### Set problem
From the listing that follows, output everything exactly except the pictures.

-- begin Supplied information --

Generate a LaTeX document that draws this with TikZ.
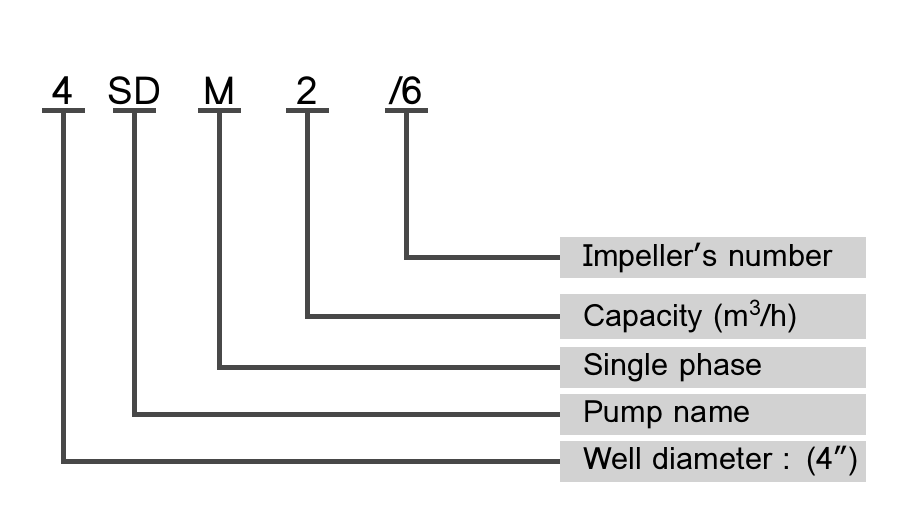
\documentclass[tikz,border=0pt]{standalone}
\usepackage{fontspec}
\setmainfont{Loma}
\usepackage{xcolor}
\definecolor{lead}{RGB}{72,72,72}
\definecolor{boxgray}{RGB}{210,210,210}
\usepackage{tikz}
\usetikzlibrary{positioning}

\begin{document}
\begin{tikzpicture}[x=0.02cm,y=-0.02cm,
  code/.style={inner xsep=0pt,inner ysep=0pt,text depth=0pt,
               font=\fontsize{22}{26}\selectfont,anchor=base},
  desc/.style={fill=boxgray,anchor=west,minimum height=0.82cm,
               inner xsep=0pt,text width=6.12cm,align=left,
               font=\fontsize{17.5}{20}\selectfont},
  bar/.style={draw=lead,line width=2.8pt},
  wire/.style={draw=lead,line width=2.8pt},
]
  \useasboundingbox (0,0) rectangle (900,505);
  %% model code
  \node[code] (c4) at (63.5,104) {4};
  \node[code] (csd) at (134.5,104) {SD};
  \node[code] (cm) at (219.5,104) {M};
  \node[code] (c2) at (307.5,104) {2};
  \node[code] (c6) at (406.5,104) {/6};
  \foreach \n in {c4,csd,cm,c2,c6}
    \draw[bar] ([shift={(-0.43cm,-0.13cm)}]\n.south) -- ([shift={(0.43cm,-0.13cm)}]\n.south);
  %% meanings
  \node[desc] (d6) at (560,257.5) {\hspace*{0.46cm}Impeller’s number};
  \node[desc] (d2) at (560,316.5) {\hspace*{0.46cm}Capacity (m\textsuperscript{3}/h)};
  \node[desc] (dm) at (560,367.5) {\hspace*{0.46cm}Single phase};
  \node[desc] (dsd) at (560,414.5) {\hspace*{0.46cm}Pump name};
  \node[desc] (d4) at (560,461.5) {\hspace*{0.46cm}Well diameter : (4”)};
  %% leads
  \draw[wire] ([yshift=-0.13cm]c6.south) |- (d6.west);
  \draw[wire] ([yshift=-0.13cm]c2.south) |- (d2.west);
  \draw[wire] ([yshift=-0.13cm]cm.south) |- (dm.west);
  \draw[wire] ([yshift=-0.13cm]csd.south) |- (dsd.west);
  \draw[wire] ([yshift=-0.13cm]c4.south) |- (d4.west);
\end{tikzpicture}
\end{document}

-- end Supplied information --

### Solution for this task
Generate a LaTeX document that draws this with TikZ.
\documentclass[tikz,border=0pt]{standalone}
\usepackage{fontspec}
\setmainfont{Loma}
\usepackage{xcolor}
\definecolor{lead}{RGB}{72,72,72}
\definecolor{boxgray}{RGB}{210,210,210}
\usepackage{tikz}
\usetikzlibrary{positioning}

\begin{document}
\begin{tikzpicture}[x=0.02cm,y=-0.02cm,
  code/.style={inner xsep=0pt,inner ysep=0pt,text depth=0pt,
               font=\fontsize{22}{26}\selectfont,anchor=base},
  desc/.style={fill=boxgray,anchor=west,minimum height=0.82cm,
               inner xsep=0pt,text width=6.12cm,align=left,
               font=\fontsize{17.5}{20}\selectfont},
  bar/.style={draw=lead,line width=2.8pt},
  wire/.style={draw=lead,line width=2.8pt},
]
  \useasboundingbox (0,0) rectangle (900,505);
  %% model code
  \node[code] (c4) at (63.5,104) {4};
  \node[code] (csd) at (134.5,104) {SD};
  \node[code] (cm) at (219.5,104) {M};
  \node[code] (c2) at (307.5,104) {2};
  \node[code] (c6) at (406.5,104) {/6};
  \foreach \n in {c4,csd,cm,c2,c6}
    \draw[bar] ([shift={(-0.43cm,-0.13cm)}]\n.south) -- ([shift={(0.43cm,-0.13cm)}]\n.south);
  %% meanings
  \node[desc] (d6) at (560,257.5) {\hspace*{0.46cm}Impeller’s number};
  \node[desc] (d2) at (560,316.5) {\hspace*{0.46cm}Capacity (m\textsuperscript{3}/h)};
  \node[desc] (dm) at (560,367.5) {\hspace*{0.46cm}Single phase};
  \node[desc] (dsd) at (560,414.5) {\hspace*{0.46cm}Pump name};
  \node[desc] (d4) at (560,461.5) {\hspace*{0.46cm}Well diameter : (4”)};
  %% leads
  \draw[wire] ([yshift=-0.13cm]c6.south) |- (d6.west);
  \draw[wire] ([yshift=-0.13cm]c2.south) |- (d2.west);
  \draw[wire] ([yshift=-0.13cm]cm.south) |- (dm.west);
  \draw[wire] ([yshift=-0.13cm]csd.south) |- (dsd.west);
  \draw[wire] ([yshift=-0.13cm]c4.south) |- (d4.west);
\end{tikzpicture}
\end{document}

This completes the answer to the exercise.